Pictures stay out of the copy; restate everything else in the material exactly.

— start —

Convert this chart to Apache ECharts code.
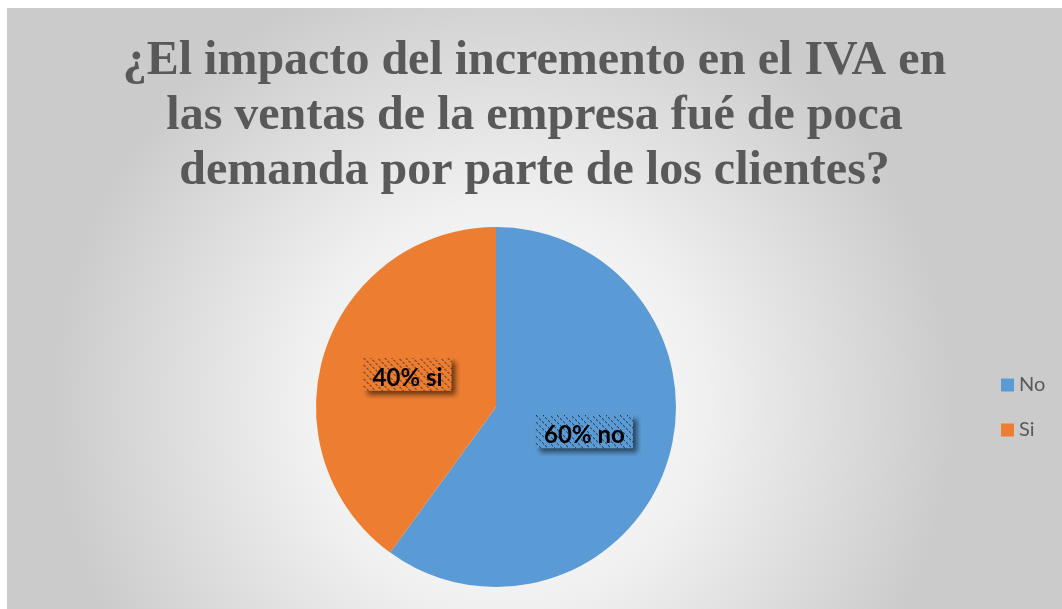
<!DOCTYPE html>
<html><head><meta charset="utf-8">
<script src="https://cdn.jsdelivr.net/npm/echarts@6/dist/echarts.min.js"></script>
<style>
html,body{margin:0;padding:0;background:#fff;width:1062px;height:609px;overflow:hidden}
#c{position:absolute;left:7px;top:8px;width:1055px;height:601px}
</style></head><body>
<div id="c"></div>
<script>
const titleText = '¿El impacto del incremento en el IVA en\nlas ventas de la empresa fué de poca\ndemanda por parte de los clientes?';
const categories = ['No', 'Si'];
const values = [60, 40];
const labelTexts = ['60% no', '40% si'];
const colors = ['#5B9BD5', '#ED7D31'];

const SH = 8; // shadow margin drawn into the label image
function hatch(color, w, h) {
  const pc = document.createElement('canvas');
  pc.width = w + 2 * SH; pc.height = h + SH;
  const px = pc.getContext('2d');
  px.translate(SH, 0);
  px.save();
  px.shadowColor = 'rgba(0,0,0,0.55)';
  px.shadowBlur = 5; px.shadowOffsetX = 4; px.shadowOffsetY = 4;
  px.fillStyle = color; px.fillRect(0, 0, w, h);
  px.restore();
  px.fillStyle = color; px.fillRect(0, 0, w, h);
  px.fillStyle = 'rgba(30,30,30,0.85)';
  for (let y = 0; y < h; y++) {
    for (let x = 0; x < w; x++) {
      const d = ((x - y) % 7 + 7) % 7;
      if (d === 0 && (x % 3) < 2) px.fillRect(x, y, 1, 1);
    }
  }
  return pc;
}
const boxW = [97, 88], boxH = 33;

const chart = echarts.init(document.getElementById('c'));
chart.setOption({
  backgroundColor: {
    type: 'radial', x: 0.47, y: 0.66, r: 0.75,
    colorStops: [{offset: 0, color: '#ffffff'}, {offset: 0.45, color: '#f0f0f0'}, {offset: 1, color: '#cbcbcb'}]
  },
  title: {
    text: titleText, left: 'center', top: 21,
    textStyle: {fontFamily: 'Liberation Serif', fontWeight: 'bold', fontSize: 48, lineHeight: 55, color: '#595959'}
  },
  legend: {
    orient: 'vertical', left: 989, top: 362, itemWidth: 13, itemHeight: 13, itemGap: 25,
    icon: 'rect', data: categories,
    textStyle: {fontFamily: 'Lato', fontSize: 20, color: '#595959'}
  },
  series: [{
    type: 'pie', center: [489, 399], radius: 180, startAngle: 90, clockwise: true,
    avoidLabelOverlap: false,
    data: categories.map((c, i) => ({
      name: c, value: values[i], itemStyle: {color: colors[i]},
      label: {
        formatter: labelTexts[i], width: boxW[i], height: boxH,
        padding: [0, SH, SH, SH],
        backgroundColor: {image: hatch(colors[i], boxW[i], boxH)}
      }
    })),
    label: {
      show: true, position: 'inside', color: '#000', fontFamily: 'Lato', fontWeight: 'bold', fontSize: 24,
      align: 'center', verticalAlign: 'middle', lineHeight: 33
    },
    labelLine: {show: false},
    emphasis: {disabled: true}
  }]
});
</script></body></html>
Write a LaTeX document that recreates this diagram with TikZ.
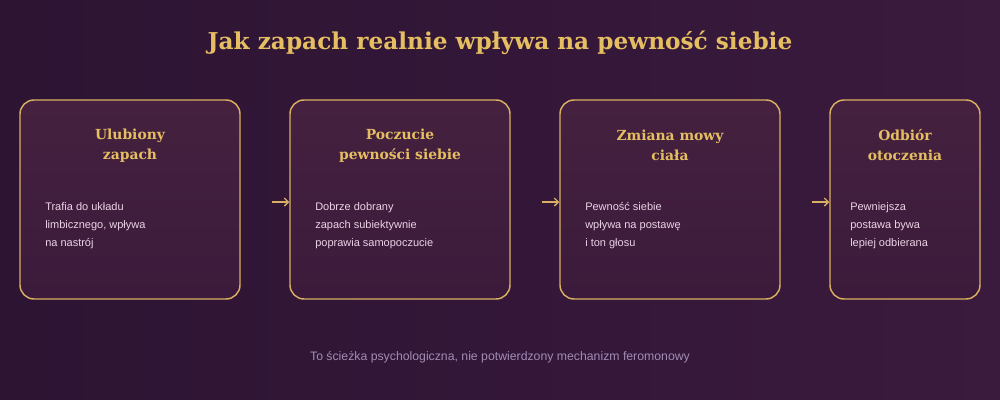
\documentclass[tikz,border=0pt]{standalone}
\usepackage{fontspec}
\setmainfont{DejaVu Serif}
\setsansfont{Liberation Sans}
\usetikzlibrary{positioning,arrows.meta}
\definecolor{bgdark}{HTML}{2D1433}
\definecolor{bglight}{HTML}{3A1A3D}
\definecolor{cardtop}{HTML}{45213F}
\definecolor{cardbot}{HTML}{3B1A3B}
\definecolor{gold}{HTML}{D9B061}
\definecolor{headgold}{HTML}{E6BE62}
\definecolor{bodytext}{HTML}{EBD3E6}
\definecolor{notetext}{HTML}{A08DB5}
\begin{document}
\begin{tikzpicture}[x=0.75pt,y=-0.75pt,
  card/.style={draw=gold, line width=1.1pt, rounded corners=10.5pt,
    top color=cardtop, bottom color=cardbot,
    minimum width=165pt, minimum height=149.25pt, inner sep=0pt},
  head/.style={text=headgold, font=\bfseries\fontsize{10.4}{15}\selectfont, align=center},
  body/.style={text=bodytext, font=\sffamily\fontsize{8.25}{13.5}\selectfont,
    align=left, anchor=base west, inner sep=0pt},
  flow/.style={draw=gold, line width=1pt, shorten <=23.25pt, -{Straight Barb[length=3pt]}}]
  \fill[left color=bgdark, right color=bglight] (0,0) rectangle (1000,400);

  \node[text=headgold, font=\bfseries\fontsize{17.4}{21}\selectfont] (title) at (500,43)
    {Jak zapach realnie wpływa na pewność siebie};

  % cards
  \node[card] (b1) at (130,199.5) {};
  \node[card] (b2) at (400,199.5) {};
  \node[card] (b3) at (670,199.5) {};
  \node[card, minimum width=112.5pt] (b4) at (905,199.5) {};

  \node[head] (h1) at (130,145.5) {Ulubiony\\zapach};
  \node[head] (h2) at (400,145.5) {Poczucie\\pewności siebie};
  \node[head] (h3) at (670,145.5) {Zmiana mowy\\ciała};
  \node[head] (h4) at (905,145.5) {Odbiór\\otoczenia};

  \node[body] (t1) at (45,246) {Trafia do układu\\limbicznego, wpływa\\na nastrój};
  \node[body] (t2) at (315,246) {Dobrze dobrany\\zapach subiektywnie\\poprawia samopoczucie};
  \node[body] (t3) at (585,246) {Pewność siebie\\wpływa na postawę\\i ton głosu};
  \node[body] (t4) at (850,246) {Pewniejsza\\postawa bywa\\lepiej odbierana};

  % arrows
  \draw[flow] ([yshift=-1.9pt]b1.east) -- ([yshift=-1.9pt]b2.west);
  \draw[flow] ([yshift=-1.9pt]b2.east) -- ([yshift=-1.9pt]b3.west);
  \draw[flow] ([yshift=-1.9pt]b3.east) -- ([yshift=-1.9pt]b4.west);

  \node[text=notetext, font=\sffamily\fontsize{9.2}{11}\selectfont] (note) at (500,357)
    {To ścieżka psychologiczna, nie potwierdzony mechanizm feromonowy};
\end{tikzpicture}
\end{document}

— end —

Answer to this task:
Convert this chart to Apache ECharts code.
<!DOCTYPE html>
<html><head><meta charset="utf-8">
<script src="https://cdn.jsdelivr.net/npm/echarts@6/dist/echarts.min.js"></script>
<style>
html,body{margin:0;padding:0;background:#fff;width:1062px;height:609px;overflow:hidden}
#c{position:absolute;left:7px;top:8px;width:1055px;height:601px}
</style></head><body>
<div id="c"></div>
<script>
const titleText = '¿El impacto del incremento en el IVA en\nlas ventas de la empresa fué de poca\ndemanda por parte de los clientes?';
const categories = ['No', 'Si'];
const values = [60, 40];
const labelTexts = ['60% no', '40% si'];
const colors = ['#5B9BD5', '#ED7D31'];

const SH = 8; // shadow margin drawn into the label image
function hatch(color, w, h) {
  const pc = document.createElement('canvas');
  pc.width = w + 2 * SH; pc.height = h + SH;
  const px = pc.getContext('2d');
  px.translate(SH, 0);
  px.save();
  px.shadowColor = 'rgba(0,0,0,0.55)';
  px.shadowBlur = 5; px.shadowOffsetX = 4; px.shadowOffsetY = 4;
  px.fillStyle = color; px.fillRect(0, 0, w, h);
  px.restore();
  px.fillStyle = color; px.fillRect(0, 0, w, h);
  px.fillStyle = 'rgba(30,30,30,0.85)';
  for (let y = 0; y < h; y++) {
    for (let x = 0; x < w; x++) {
      const d = ((x - y) % 7 + 7) % 7;
      if (d === 0 && (x % 3) < 2) px.fillRect(x, y, 1, 1);
    }
  }
  return pc;
}
const boxW = [97, 88], boxH = 33;

const chart = echarts.init(document.getElementById('c'));
chart.setOption({
  backgroundColor: {
    type: 'radial', x: 0.47, y: 0.66, r: 0.75,
    colorStops: [{offset: 0, color: '#ffffff'}, {offset: 0.45, color: '#f0f0f0'}, {offset: 1, color: '#cbcbcb'}]
  },
  title: {
    text: titleText, left: 'center', top: 21,
    textStyle: {fontFamily: 'Liberation Serif', fontWeight: 'bold', fontSize: 48, lineHeight: 55, color: '#595959'}
  },
  legend: {
    orient: 'vertical', left: 989, top: 362, itemWidth: 13, itemHeight: 13, itemGap: 25,
    icon: 'rect', data: categories,
    textStyle: {fontFamily: 'Lato', fontSize: 20, color: '#595959'}
  },
  series: [{
    type: 'pie', center: [489, 399], radius: 180, startAngle: 90, clockwise: true,
    avoidLabelOverlap: false,
    data: categories.map((c, i) => ({
      name: c, value: values[i], itemStyle: {color: colors[i]},
      label: {
        formatter: labelTexts[i], width: boxW[i], height: boxH,
        padding: [0, SH, SH, SH],
        backgroundColor: {image: hatch(colors[i], boxW[i], boxH)}
      }
    })),
    label: {
      show: true, position: 'inside', color: '#000', fontFamily: 'Lato', fontWeight: 'bold', fontSize: 24,
      align: 'center', verticalAlign: 'middle', lineHeight: 33
    },
    labelLine: {show: false},
    emphasis: {disabled: true}
  }]
});
</script></body></html>
Write a LaTeX document that recreates this diagram with TikZ.
\documentclass[tikz,border=0pt]{standalone}
\usepackage{fontspec}
\setmainfont{DejaVu Serif}
\setsansfont{Liberation Sans}
\usetikzlibrary{positioning,arrows.meta}
\definecolor{bgdark}{HTML}{2D1433}
\definecolor{bglight}{HTML}{3A1A3D}
\definecolor{cardtop}{HTML}{45213F}
\definecolor{cardbot}{HTML}{3B1A3B}
\definecolor{gold}{HTML}{D9B061}
\definecolor{headgold}{HTML}{E6BE62}
\definecolor{bodytext}{HTML}{EBD3E6}
\definecolor{notetext}{HTML}{A08DB5}
\begin{document}
\begin{tikzpicture}[x=0.75pt,y=-0.75pt,
  card/.style={draw=gold, line width=1.1pt, rounded corners=10.5pt,
    top color=cardtop, bottom color=cardbot,
    minimum width=165pt, minimum height=149.25pt, inner sep=0pt},
  head/.style={text=headgold, font=\bfseries\fontsize{10.4}{15}\selectfont, align=center},
  body/.style={text=bodytext, font=\sffamily\fontsize{8.25}{13.5}\selectfont,
    align=left, anchor=base west, inner sep=0pt},
  flow/.style={draw=gold, line width=1pt, shorten <=23.25pt, -{Straight Barb[length=3pt]}}]
  \fill[left color=bgdark, right color=bglight] (0,0) rectangle (1000,400);

  \node[text=headgold, font=\bfseries\fontsize{17.4}{21}\selectfont] (title) at (500,43)
    {Jak zapach realnie wpływa na pewność siebie};

  % cards
  \node[card] (b1) at (130,199.5) {};
  \node[card] (b2) at (400,199.5) {};
  \node[card] (b3) at (670,199.5) {};
  \node[card, minimum width=112.5pt] (b4) at (905,199.5) {};

  \node[head] (h1) at (130,145.5) {Ulubiony\\zapach};
  \node[head] (h2) at (400,145.5) {Poczucie\\pewności siebie};
  \node[head] (h3) at (670,145.5) {Zmiana mowy\\ciała};
  \node[head] (h4) at (905,145.5) {Odbiór\\otoczenia};

  \node[body] (t1) at (45,246) {Trafia do układu\\limbicznego, wpływa\\na nastrój};
  \node[body] (t2) at (315,246) {Dobrze dobrany\\zapach subiektywnie\\poprawia samopoczucie};
  \node[body] (t3) at (585,246) {Pewność siebie\\wpływa na postawę\\i ton głosu};
  \node[body] (t4) at (850,246) {Pewniejsza\\postawa bywa\\lepiej odbierana};

  % arrows
  \draw[flow] ([yshift=-1.9pt]b1.east) -- ([yshift=-1.9pt]b2.west);
  \draw[flow] ([yshift=-1.9pt]b2.east) -- ([yshift=-1.9pt]b3.west);
  \draw[flow] ([yshift=-1.9pt]b3.east) -- ([yshift=-1.9pt]b4.west);

  \node[text=notetext, font=\sffamily\fontsize{9.2}{11}\selectfont] (note) at (500,357)
    {To ścieżka psychologiczna, nie potwierdzony mechanizm feromonowy};
\end{tikzpicture}
\end{document}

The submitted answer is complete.